On Monday night, I attended the Long Now talk given by Philip Tetlock on the topic of Superforecasting. I was disappointed with the talk and thought it was missing the point. But when I said that to a friend afterwards, he asked me what I wished Tetlock had talked about. So I’m going to use this post to espouse my thoughts on forecasting, and why we do it.

Tetlock used forecasting competitions to find “Superforecasters”, which he defined as those groups that most accurately calculated the probability of events happening within 6 to 18 months. And this is where my problems with the talk begin – I don’t agree that the point of forecasting is necessarily to be accurate. And studying the forecasters who can be most accurate in a limited time frame will teach different lessons about what works in forecasting than if different criteria are used.

So what criteria would I use to evaluate forecasts besides accuracy? One of the goals of models and forecasts I build is to provide insight, and, more importantly, change behavior. When I create a business model to see how the an emerging business might evolve over the next few years, I have no illusions that the model will be accurate in predicting revenue. However, a model may be completely wrong, but still useful, if it provides insight on the critical assumptions that drive revenue growth. As Patrick Pichette (Google’s former CFO) would ask me about such models, “What do I have to believe for this business to succeed?” And that’s a very powerful question.

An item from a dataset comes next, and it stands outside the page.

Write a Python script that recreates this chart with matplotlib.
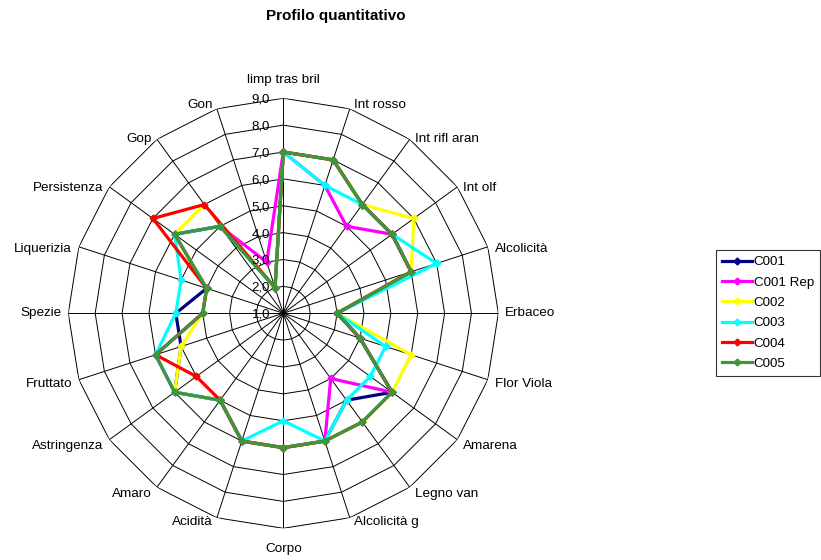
import numpy as np
import matplotlib
matplotlib.use('Agg')
import matplotlib.pyplot as plt

plt.rcParams['font.family'] = ['Liberation Sans', 'DejaVu Sans']

categories = ['limp tras bril', 'Int rosso', 'Int rifl aran', 'Int olf', 'Alcolicità',
              'Erbaceo', 'Flor Viola', 'Amarena', 'Legno van', 'Alcolicità g',
              'Corpo', 'Acidità', 'Amaro', 'Astringenza', 'Fruttato',
              'Spezie', 'Liquerizia', 'Persistenza', 'Gop', 'Gon']

c001     = [7, 7, 6, 6, 6, 3, 4, 6, 5, 6, 6, 6, 5, 6, 5, 5, 4, 6, 5, 2]
c001_rep = [7, 6, 5, 6, 6, 3, 4, 6, 4, 6, 6, 6, 5, 6, 6, 4, 4, 6, 5, 3]
c002     = [7, 7, 6, 7, 6, 3, 6, 6, 6, 6, 6, 6, 5, 6, 5, 4, 4, 6, 6, 2]
c003     = [7, 6, 6, 6, 7, 3, 5, 5, 5, 6, 5, 6, 5, 6, 6, 5, 5, 6, 5, 2]
c004     = [7, 7, 6, 6, 6, 3, 4, 6, 6, 6, 6, 6, 5, 5, 6, 4, 4, 7, 6, 2]
c005     = [7, 7, 6, 6, 6, 3, 4, 6, 6, 6, 6, 6, 5, 6, 6, 4, 4, 6, 5, 2]

series_names = ['C001', 'C001 Rep', 'C002', 'C003', 'C004', 'C005']
series_values = [c001, c001_rep, c002, c003, c004, c005]
series_colors = ['#000080', '#FF00FF', '#FFFF00', '#00FFFF', '#FF0000', '#3C963C']

r_ticks = [1, 2, 3, 4, 5, 6, 7, 8, 9]

n = len(categories)
theta = np.arange(n) * 2 * np.pi / n
theta_closed = np.append(theta, theta[0])

fig = plt.figure(figsize=(8.21, 5.6), dpi=100)
ax = fig.add_axes([0.0832, 0.0566, 0.5238, 0.768], projection='polar')
ax.set_theta_zero_location('N')
ax.set_theta_direction(-1)
ax.set_ylim(1, 9)
ax.grid(False)
ax.spines['polar'].set_visible(False)
ax.set_xticks([])
ax.set_yticks([])

# polygon gridlines and spokes (Excel style)
for v in r_ticks[1:]:
    ax.plot(theta_closed, [v] * (n + 1), color='black', lw=0.7, zorder=1)
for t in theta:
    ax.plot([t, t], [1, 9], color='black', lw=0.7, zorder=1)

for v in r_ticks:
    ax.annotate('%d,0' % v, xy=(0, v), xytext=(-9.5, -1), textcoords='offset points',
                ha='right', va='center', fontsize=9.5, zorder=5)

for t, lab in zip(theta, categories):
    s = np.sin(t)
    c = np.cos(t)
    if abs(s) < 0.05:
        ha = 'center'
        off = (0, 13 * c if c > 0 else 15 * c)
    else:
        dy = 3 * c
        if 0.2 < abs(c) < 0.9:
            dy -= 2.5
        dx = 2 + 3 * abs(s)
        if s > 0:
            ha = 'left'
        else:
            ha = 'right'
            dx = -dx
        off = (dx, dy)
    ax.annotate(lab, xy=(t, 9), xytext=off, textcoords='offset points',
                ha=ha, va='center', fontsize=9.7)

for name, vals, col in zip(series_names, series_values, series_colors):
    ax.plot(theta_closed, vals + vals[:1], color=col, lw=2.3, marker='D',
            markersize=3.5, label=name, zorder=3)

fig.legend(loc='center', bbox_to_anchor=(0.935, 0.441), fontsize=9.6, frameon=True,
           fancybox=False, edgecolor='black', handlelength=2.3, handletextpad=0.1,
           labelspacing=0.6, borderpad=0.45)
leg = fig.legends[0]
leg.get_frame().set_linewidth(0.8)

fig.text(0.409, 0.972, 'Profilo quantitativo', ha='center', va='center',
         fontsize=11, fontweight='bold')

fig.savefig('out.png', dpi=100)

If the model shows that there are critical business levers needed for success (e.g. customer acquisition cost or retention rate), those become the metrics that the leaders of the business can use to determine if they are on track. They can test those assumptions early and change course quickly if those assumptions prove to not be attainable. And this is what I mean about how forecasts can change behavior – by providing insight into what assumptions matter, they can help business leaders determine what to do first i.e. test those assumptions.

But note that accuracy is not one of the criteria I use to evaluate success of the forecast/model. The actual output of the model is not the revenue number – it is the insights gained by creating the model, and the behavior change that those insights drove. To misquote Eisenhower, forecasts are useless, but forecasting is indispensable.

Another thing I didn’t like about Tetlock’s talk was the focus on the short-term of 6 to 18 months. 6 to 18 months is relatively easy to forecast – the world will mostly stay the same in that time frame, and you can do linear projections to predict what will happen. The hard thing is predicting how the world will change in ten years (e.g. 10 years ago, there were no smartphones, and now they are nearly ubiquitous in developed countries). Or, as Bill Gates puts it, “We always overestimate the change that will occur in the next two years and underestimate the change that will occur in the next ten.” I was hoping that Tetlock would talk more about techniques for long-term forecasting, especially since he was speaking at the Long Now, an organization devoted to thinking about the next 10,000 years. But he ducked that question entirely when my friend asked it during the Q&A session. For those that are interested, I recommend reading Peter Schwartz, one of the Long Now founders, who discusses long term planning using scenario analysis in his book The Art of the Long View.

Tetlock does make the good point that pundits and analysts should be more probabilistic in their thinking and communication. He bemoaned the doubletalk employed by pundits to avoid being wrong, saying “Punditry is the art of giving the appearance of going out on a limb, without actually going out on a limb.” However, even in making his point about probabilities that I agreed with, I was disappointed that he didn’t mention confidence intervals around those probabilities – 70% +- 10% is very different than 70% +- 50%. And while he touched on Bayesian techniques, he could have done more to emphasize the importance of understanding priors and counterfactuals in the process of developing forecasts. But I suppose confidence intervals and Bayesian probability might be too nerdy for most audiences.

So I was disappointed by this talk, because I think Tetlock’s focus on accuracy in short-term forecasting detracts from the much more interesting (to me) topic of how to change behavior by developing insights from building long-term forecasts. So I’m writing about that here, since this blog is for “Deep Thoughts I Have Thunk” (tm Jofish).

Hat tip to Noah for the link to this article on Why Forecasts Fail. The article is behind a paywall, but I liked this point from Noah’s summary: “… research in the 1970s collected a whole bunch of forecasts and compared how close they were to reality assuming that the more complex the model was, the more accurate it would be. The results, in the end, showed exactly the opposite, it’s the simpler models that outperformed.” I’m a big fan of simple models that drive behavior change as I write in this post.